Everything I knew to be true became a beautiful lie. My entire life I’d been chained to a cart and led in the direction Xanthe wanted, my grandmother guiding me because I had no one else. No family other than her, no allegiance to anyone except Xanthe. No clarity.

It had been the biggest fight of my life to be free instead of what she wanted me to be. And I still fought, to know the mother who died because she’d chosen to love. To find the father I wasn’t sure would want me. Would he be happy to see me, glad for the rescue? Or angry with the fabled wrath of his kind? Angry because I was a physical reminder of the reason for his imprisonment?

“You’ll figure it out. I have complete faith. But if you tell me to leave one more time, I’ll do to you what I did to that sheep.”

That drew a smile. “Do you think I’m afraid of your little threats?”

He grabbed me and pulled me forward in a hug, his arms hard around me. “I can’t offer you pretty words,” he muttered against my ear. “But I can offer myself. Dirty, depraved, and dark. I’ll always come back to you.”

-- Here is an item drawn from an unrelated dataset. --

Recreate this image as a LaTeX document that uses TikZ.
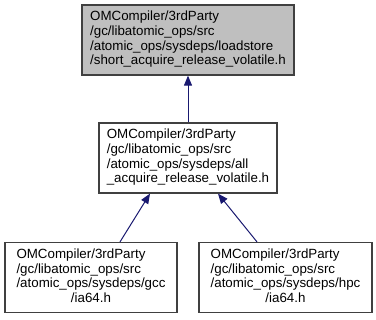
\documentclass[tikz,border=0pt]{standalone}
\usepackage{fontspec}
\setmainfont{Liberation Sans}
\usetikzlibrary{arrows.meta,positioning}
\definecolor{edgeblue}{HTML}{191970}
\definecolor{boxgray}{HTML}{BFBFBF}
\definecolor{boxline}{HTML}{404040}
\newcommand{\edgecolor}{edgeblue}
\newcommand{\px}{0.75pt}
% left-aligned path lines, last line centred
\newcommand{\incpath}[2]{\begin{tabular}{@{}l@{}}#1\\\multicolumn{1}{@{}c@{}}{#2}\end{tabular}}

\begin{document}
\begin{tikzpicture}[x=\px, y=-\px,
  file/.style={draw=boxline, line width=1.2*\px, rectangle, inner sep=0pt,
    font=\fontsize{10pt}{11pt}\selectfont, minimum height=70*\px},
  incl/.style={draw=\edgecolor, line width=1*\px,
    {Triangle[length=10*\px, width=8*\px]}-}]
\useasboundingbox (0,0) rectangle (376,319);
\node[file, fill=boxgray, minimum width=212*\px] (top) at (188, 40)
  {\incpath{OMCompiler/3rdParty\\/gc/libatomic\_ops/src\\/atomic\_ops/sysdeps/loadstore}{/short\_acquire\_release\_volatile.h}};
\node[file, minimum width=178*\px] (mid) at (188, 158)
  {\incpath{OMCompiler/3rdParty\\/gc/libatomic\_ops/src\\/atomic\_ops/sysdeps/all}{\_acquire\_release\_volatile.h}};
\node[file, minimum width=172*\px] (gcc) at (91, 277.5)
  {\incpath{OMCompiler/3rdParty\\/gc/libatomic\_ops/src\\/atomic\_ops/sysdeps/gcc}{/ia64.h}};
\node[file, minimum width=173*\px] (hpc) at (285.5, 277.5)
  {\incpath{OMCompiler/3rdParty\\/gc/libatomic\_ops/src\\/atomic\_ops/sysdeps/hpc}{/ia64.h}};
%includes
\draw[incl] (top) -- (mid);
\draw[incl] ([xshift=-38*\px]mid.south) -- ([xshift=29*\px]gcc.north);
\draw[incl] ([xshift=30*\px]mid.south) -- ([xshift=-28.5*\px]hpc.north);
\end{tikzpicture}
\end{document}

My hands rode along his spine, tracing the muscles of his shoulders beneath the tatters of his clothes, memorizing him. “Even if it’s my fault you run?”

“Even so. Now, if you aren’t going to take my advice and wait a few days before trekking, then let’s find some clean water, get some granola in my gut, and storm the Underworld.”

“Who knows?” I said, breaking the hug. “Maybe you’ll be my secret weapon. No one will be expecting you to beast-mode out, Wolfie.”

This would be so much easier if I could teleport. To snap from one plane of existence to the next. The one time I’d done it had been with my grandmother’s help, where she’d promptly attacked me the second we made it to the Shadow Kingdom.

I turned around to retrieve my bag and the attack came out of nowhere. A silver-and-black blur bounced through the trees and straight at my stomach. Knocked back a pace, breath left me and my vision went dark around the edges.

“What the hell?” The murmur came through gritted teeth.

My hearing seemed muffled, like someone had stuffed a wad of cotton so far down into my ears it touched my brain. I could feel my fingers digging into fertile soil in an attempt to right myself. It felt as though hours passed before I jumped to my feet again.

And stood staring into the yellow-and-gold eyes of a black-haired lamia.

“Snake woman. Cute.” I wiped my mouth clear of dirt and blood. “Did Hades send you?” We were close enough to the hungry mouth of his lair that I wouldn’t be surprised if this was our welcoming party.

Instead of answering, the lamia cried out, a pink forked tongue slipping through her lips and tasting the air. Her right arm came at me and the air slowed around us. I bent, ducking, and her fist fell above my ear, the blow hard as iron.

Me? Too slow?

Or some kind of sickly intervention on a divine level?

Either way, it wasn’t to my benefit. I rolled onto my shoulder, legs coming up in the air in an attempt to get her to trip. The lamia jumped in the air to avoid the kick. She came down hard and pushed out at me with a yell.

A blast of magic sent me toward a tree trunk. The rough bark scratched my cheek when I met it face first.

Her arms went wide, and she said in a slight accent, “Your enemies send their greetings, Mistake.”